Eccentric, theatrical and immediately likeable, this 20-track album from two of Belgium’s most celebrated musicians encompasses years of genre-hopping and underlines the duo’s ability to find creative sparks in almost any setting. At times pop, European electro, Brit-Pop, punk, garage rock and radio-friendly tunes just to show they can do it all.
Kloot Per W and Mauro Pawlowski have pieced together an album that sounds unlike anything I’ve heard before, I know that sounds very dramatic but what I mean is the mixing of the album is very ‘front and centre’, it doesn’t seem to take the path of the left/right blend that comes with stereo audio mixing, instead it sits directly in the middle with the odd foray into either direction and it sounds better for it.

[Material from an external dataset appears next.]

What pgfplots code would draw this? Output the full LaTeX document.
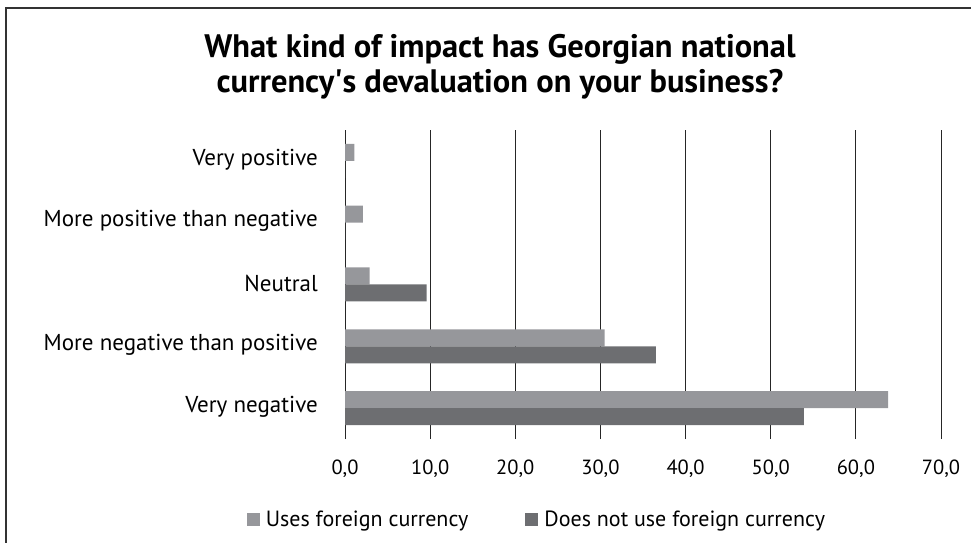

There is so much going on musically and lyrically that having this almost retro mix can sound like a 80’s mix tape that your best mate gave you without warning or explanation of what to expect. There is the opener ‘KPW on 45’ that sings about The Ramones yet is put to a backdrop of an ELO-type song, the Brian Eno heavy ‘Smokey Derision’, punk-like ‘Waiting For The Con Man’, sneaky tease of ‘Oe Oe Oe’ before we move onto indie ‘Land of The Most Forgotten’ and Kraftwerk industrial sounds of ‘Spanwerk’. These are musicians that have spent decades greedily eating from the table of popular music and, having taken this information, put together an album that baffles, confuses and blurs the lines between genres yet still having enough common ground to feel related and relatable.
I found myself skipping tracks, repeating tracks and quickly having a new favourite after each listen, it’s an album with lots of qualities and skill and definitely one to seek out.